In the spirit of pleasing people, we invite everyone regardless of race, color, disability or national origin to enjoy our restaurant and old country store. Since 1969, we have tried our best to provide food and service in ways that uphold our traditions of genuine quality. If you feel we have not delivered on this promise, please let us know.
~ the words in the entryway of the Cracker Barrel Old Country Store
“Let’s Go to Cracker Barrel!” Katie yelled as we drove into the parking lot. “Let’s go to Cracker Barrel!” yelled the little echo in the seat next to hers. Luau and I shrugged. We couldn’t remember the last time that we’d gone to a Cracker Barrel restaurant. Six, seven years ago maybe? Long enough ago that neither of us really remembered a dang thing about the place, but it seemed like a reasonable enough stop for lunch on a Saturday afternoon. Can’t go round waking babies on an empty stomach, after all. We found a parking spot and made our way through the adorably kitschy gift shop and asked for a table for four.
As the host led us into the restaurant, the noise level rose significantly. We followed him to a table smack dab in the middle of the dining room. We were surrounded by the dull roar of melded people sounds – clanging plates and tinkling silverware, children crying, a glass breaking in the distance. Laughter. A toy dropped onto the hardwood floor. We were assaulted by assorted shards of conversation -
Hello, welcome to cracker barrel. Excuse me, may I please get another Diet Coke? Johnny, I TOLD YOU TO SIT YOUR BUTT DOWN NOW! Mom!! Mom!! Mom!! Can I go to the store now? Pleeeeease? I don’t know if the time is right to buy; it just feels like real estate prices may continue to plummet – maybe we should wait. Oh I just can’t decide between the chicken and biscuits and the meatloaf. But they’ve got the best biscuits! So we’re thinking of taking a trip. What kind of dressings did you say you have?
Brooke was on high alert when the waitress came over and introduced herself. “Hi, I’m Michela,” she said with a friendly lilt. “I’ll be your waitress today.” I tried to glance up at her. I think I may have even tried to muster a smile, but I was panicky. I was focused completely on Brooke, who was giving every signal that she was on the verge of losing it. I was trying to decide if I might just need to get her the hell out of there. She yelped once, relatively quietly, but the storm was brewing.

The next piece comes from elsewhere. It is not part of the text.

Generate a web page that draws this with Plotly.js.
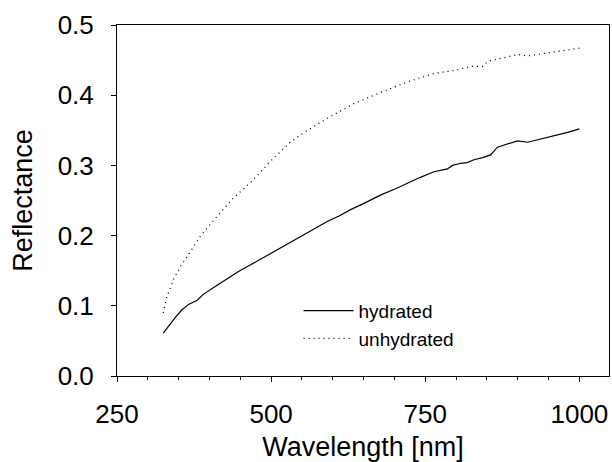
<!DOCTYPE html>
<html>
<head>
<meta charset="utf-8">
<script src="https://cdn.plot.ly/plotly-3.0.1.min.js"></script>
<style>html,body{margin:0;padding:0;background:#fff;}#chart{width:612px;height:462px;}</style>
</head>
<body>
<div id="chart"></div>
<script>
// Hydrated sample
const hydratedWavelength = [325, 335, 345, 355, 366, 380, 391, 410, 429, 447, 466, 490, 510, 530, 548, 563, 591, 610, 629, 653, 678, 700, 721, 742, 764, 786, 794, 808, 818, 829, 843, 856, 867, 881, 900, 916, 935, 954, 981, 1000];
const hydratedReflectance = [0.061, 0.073, 0.084, 0.094, 0.102, 0.108, 0.117, 0.128, 0.139, 0.149, 0.158, 0.170, 0.180, 0.190, 0.199, 0.207, 0.220, 0.228, 0.237, 0.247, 0.258, 0.266, 0.275, 0.283, 0.291, 0.295, 0.300, 0.303, 0.304, 0.308, 0.311, 0.315, 0.326, 0.330, 0.335, 0.333, 0.337, 0.341, 0.347, 0.352];
// Unhydrated sample
const unhydratedWavelength = [325, 331, 342, 353, 369, 385, 407, 437, 467, 499, 531, 557, 591, 634, 678, 721, 764, 791, 802, 824, 843, 851, 878, 900, 916, 954, 1000];
const unhydratedReflectance = [0.090, 0.113, 0.138, 0.156, 0.177, 0.199, 0.222, 0.252, 0.276, 0.306, 0.333, 0.349, 0.367, 0.388, 0.404, 0.419, 0.431, 0.434, 0.436, 0.441, 0.441, 0.448, 0.454, 0.458, 0.456, 0.461, 0.467];
const seriesNames = ["hydrated", "unhydrated"];
const xTickValues = [250, 500, 750, 1000];
const yTickValues = [0.0, 0.1, 0.2, 0.3, 0.4, 0.5];
const yTickLabels = ["0.0", "0.1", "0.2", "0.3", "0.4", "0.5"];

const FONT = "Liberation Sans, Arial, sans-serif";

const traces = [
  {x: hydratedWavelength, y: hydratedReflectance, name: seriesNames[0], type: "scatter", mode: "lines",
   line: {color: "#000", width: 1.2}},
  {x: unhydratedWavelength, y: unhydratedReflectance, name: seriesNames[1], type: "scatter", mode: "lines",
   line: {color: "#000", width: 1.3, dash: "1px,4px"}}
];

const layout = {
  width: 612, height: 462,
  margin: {l: 117, r: 3, t: 25, b: 86, pad: 0},
  paper_bgcolor: "#fff", plot_bgcolor: "#fff",
  font: {family: FONT, color: "#000", size: 26},
  showlegend: true,
  legend: {x: 0.369, y: 0.24, xanchor: "left", yanchor: "top", bgcolor: "rgba(0,0,0,0)",
           itemwidth: 50,
           font: {family: FONT, size: 19, color: "#000"}, tracegroupgap: 0},
  xaxis: {
    range: [250, 1048], showgrid: false, zeroline: false,
    showline: true, linecolor: "#000", linewidth: 1, mirror: true,
    ticks: "outside", ticklen: 5, tickwidth: 1, tickcolor: "#000",
    tickvals: xTickValues, ticktext: xTickValues.map(String),
    tickfont: {family: FONT, size: 26, color: "#000"},
    ticklabelstandoff: 10,
    minor: {dtick: 50, tick0: 250, ticks: "outside", ticklen: 3, tickcolor: "#000", tickwidth: 1, showgrid: false},
    title: {text: "Wavelength [nm]", font: {family: FONT, size: 27, color: "#000"}, standoff: 12}
  },
  yaxis: {
    range: [0, 0.5], showgrid: false, zeroline: false,
    showline: true, linecolor: "#000", linewidth: 1, mirror: true,
    ticks: "outside", ticklen: 5, tickwidth: 1, tickcolor: "#000",
    tickvals: yTickValues, ticktext: yTickLabels,
    tickfont: {family: FONT, size: 26, color: "#000"},
    ticklabelstandoff: 12,
    title: {text: "Reflectance", font: {family: FONT, size: 27, color: "#000"}, standoff: 17}
  }
};

Plotly.newPlot("chart", traces, layout, {displayModeBar: false, staticPlot: true});
</script>
</body>
</html>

I looked up at Luau as he settled into his seat. “Do you have her headphones?” I asked. He patted his pockets and shook his head. “I think they’re in the car.” I asked him to run back and find them. The waitress still stood next to the table. I knew she was there, but I just couldn’t look up at her. Brooke looked anxious and miserable. Every muscle was tense. I handed her the kid’s menu and crayons that the host had left. “Nice and calm, Brooke. It’s OK, baby. Can you do a little drawing while Daddy goes to the car? He’ll be right back.”
“I would wear my headphones!” she said, just a little too loudly. Cracker Barrel was beginning to feel just a little like the third ring of hell. Michela finally walked away, assuring me she’d be back whenever we were ready for her.
Just as Luau was coming back from the car to tell me that he couldn’t find Brooke’s headphones, Michela reappeared. “Excuse me,” she said gently, “if you have some sensory difficulties, you’re welcome to move over to that table right there.” She motioned toward a table not ten feet away, but much larger and set into some semblance of a corner. “I know it doesn’t look much different, but it’s out of the line of fire a bit. You won’t have so many people passing right by.” I nodded gratefully and furiously began to gather our things together to make the move.
I welled up as I told Luau what she’d said. It was perfect. The sensitivity in her phrasing was worth its weight in gold. Hell it was worth MY weight in gold. (Think Fort Friggin Knox).
I thanked Michela just a little too intensely. She was absolutely right. The new table was a world away from the last. It was amazing how much of a difference it made. A now calm Brooke played with Matt’s iPhone (yes, dear, you’re STILL right) and I exhaled for the first time since walking in.
As we got ready to leave, I handed Michela a $20 bill as a tip on our $40 check. The money seemed a crass way to thank her, but at the same time, she’d given up the chance to seat a larger party at the table and I didn’t want her to be penalized for her kindness. As I handed it to her, I looked her in the eye and said, “I just want you to know, the little things can mean a lot more than you think. Thank you.”
She smiled in response. “Oh, no, I know,” she said slowly. “I have a special one too.”
I was grateful that she pretended not to notice the tears spilling down my cheeks. She knew better. She knew to just keep moving.
I asked her to bring a manager over. We told him how thankful we were. Yesterday, I called Cracker Barrel’s corporate headquarters and told a delightful lady there what a wonderful employee they had. She assured me that Michela would be commended by the Vice President of the company. I don’t know if the commendation will mean anything to her, but I just had to say something.
Thank you, Michela. From one mom to another – thank you.